I like Stillwell too!


----------



## ruckusluvr

he has done lots worse than in that video


----------



## geisthexe

Here is him being cruel to a shepherd, using a shock collar, hiding it and not letting folks know he is using it. when did he become magical b/c the dog cries w/o him near him. I just dont understand why you would use a shock collar to teach a dog to like a cat.. Not to mention doing it while the owner is being scratched by the cat. 

http://www.youtube.com/watch?v=GPvr8tQhJY4

Ok now the one brain cell that Cesar actually used when it came to dogs. Is when he took a shepherd to a REAL TRAINER .. a PSA Trainer named Troy 

http://www.youtube.com/watch?v=S3XrKkrAZpY

I love the method that Troy used to get the dog to do what he wanted w/o being aggressive to the dog .. used the dogs own instincts 

Deb


----------



## malluver1005

geisthexe said:


> Here is him being cruel to a shepherd, using a shock collar, hiding it and not letting folks know he is using it. when did he become magical b/c the dog cries w/o him near him. I just dont understand why you would use a shock collar to teach a dog to like a cat.. Not to mention doing it while the owner is being scratched by the cat.


Of course the dog does what Cesar wants, it doesn't want to get it's a$$ shocked again!!!


----------



## geisthexe

malluver1005 said:


> Of course the dog does what Cesar wants, it doesn't want to get it's a$$ shocked again!!!


OH I know .. and I couldnt agree more .. 

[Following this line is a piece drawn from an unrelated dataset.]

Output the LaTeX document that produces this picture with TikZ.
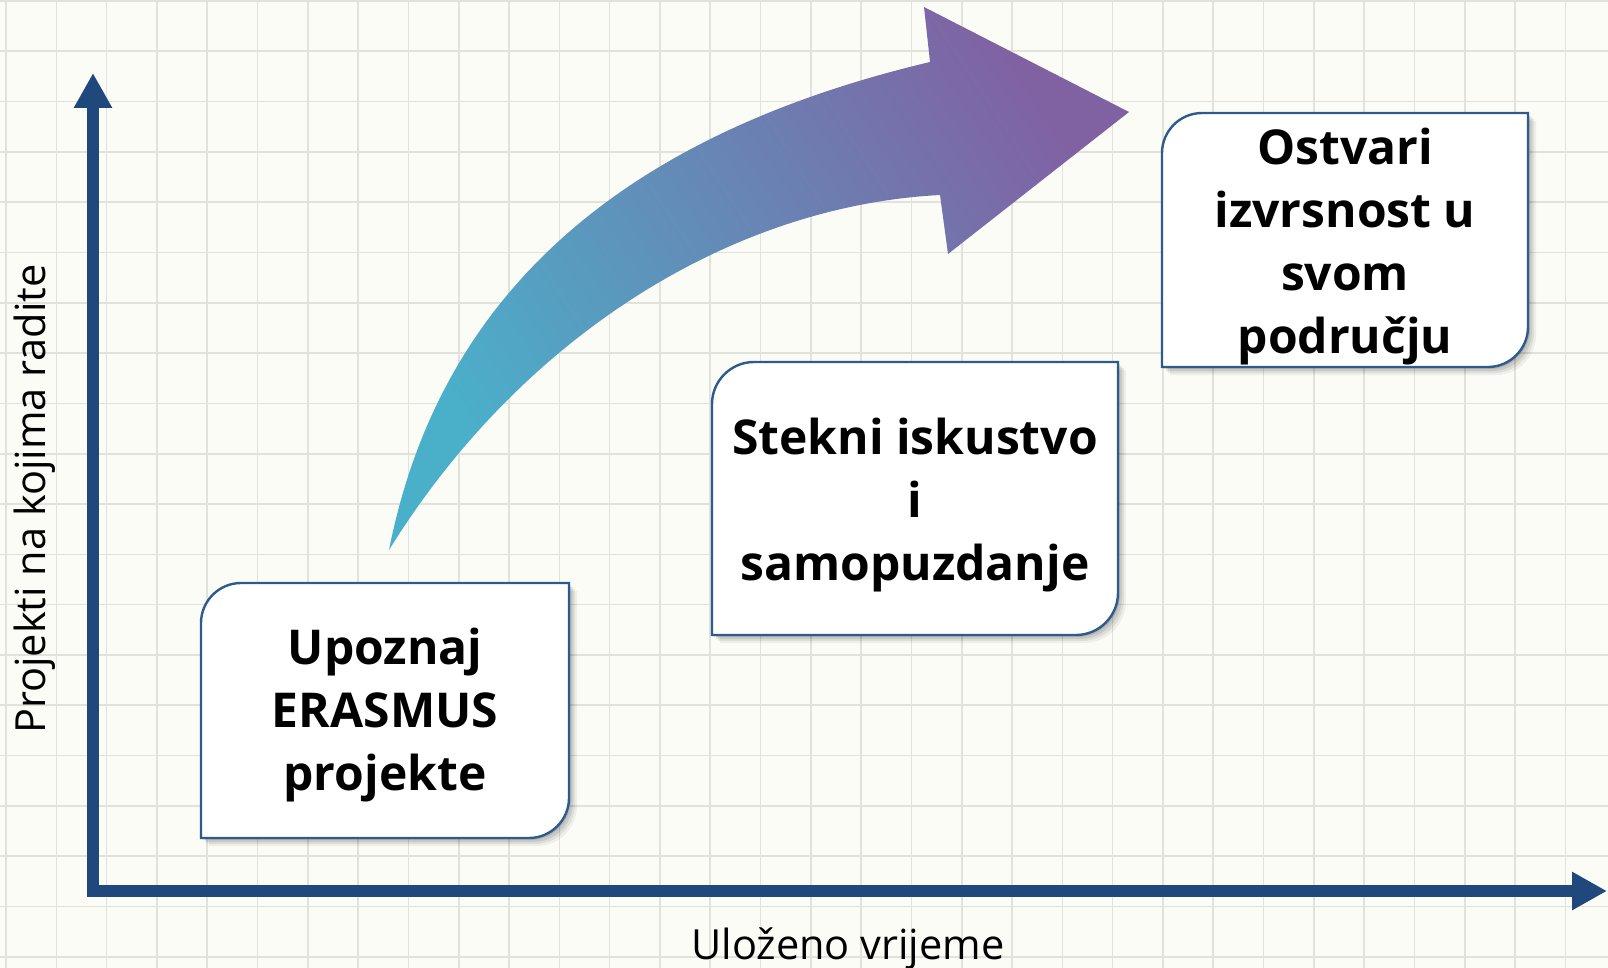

Why even when the dog fully submitted ... he just kept on going ...


----------



## CorgiPaws

How the heck is this man still worship[ed by his minions?
How is he still on tv. 
I don't get it. 

Not only did this video confrim that I hate Cesar, it shows EXACTLY why I hate shock collars, but that's a whole other thread I've already done. lol


----------



## geisthexe

CorgiPaws said:


> How the heck is this man still worship[ed by his minions?
> How is he still on tv.
> I don't get it.
> 
> Not only did this video confrim that I hate Cesar, it shows EXACTLY why I hate shock collars, but that's a whole other thread I've already done. lol


I could not agree with your more .. 

I really think they should offer Troy the job instead of the lack of knowledge Cesar Moron ....


----------



## spookychick13

I agree on choking/shocking, etc.
That just makes for a CONFUSED FEARFUL dog.


----------



## rannmiller

can anyone find me a link to the video of cesar nearly strangling this dog to death? I need to show it to some of his zombie followers!


----------



## jdatwood

Cesar Millan Is A Hack | Facebook


----------



## Mia

It wouldn't let me see the video. What was it?


----------



## Mia

Won't let me see ANY facebook videos...

Oy!

Ofcourse I don't have an account. We don't have it.


----------



## jdatwood

YouTube - Shadow turns blue

Notice he kicks Shadow right before the encounter (2:56 into the video)


----------



## RachelsaurusRexU

I have nothing to add to this conversation except that I'm also an avid member of the I Hate Cesar Milan Club. I work with a d bag who refers to himself as "the dog whisperer" and is just as cruel and controlling


----------



## rannmiller

Yeah I'm showing it to these people and they're just like "you're crazy, there's a reason for EVERYTHING Cesar does. EVERYTHING!" Jeez, I thought it was God who had a reason for everything? haha starting to sound more and more like a crazy cult to me! 

So I pointed out to them that not only does he provoke the attack ("sometimes he uses his feet to distract aggression" uh yeah but the dog was behaving perfectly when he kicks it) but he doesn't reinforce the good behavior of calming down in the slightest, and uses brute force to nearly kill the poor dog! I'm now asking them why they think that a man who does this, no matter what his motivations, is someone they want forming the principles they apply to shaping their own dogs' behavior.


----------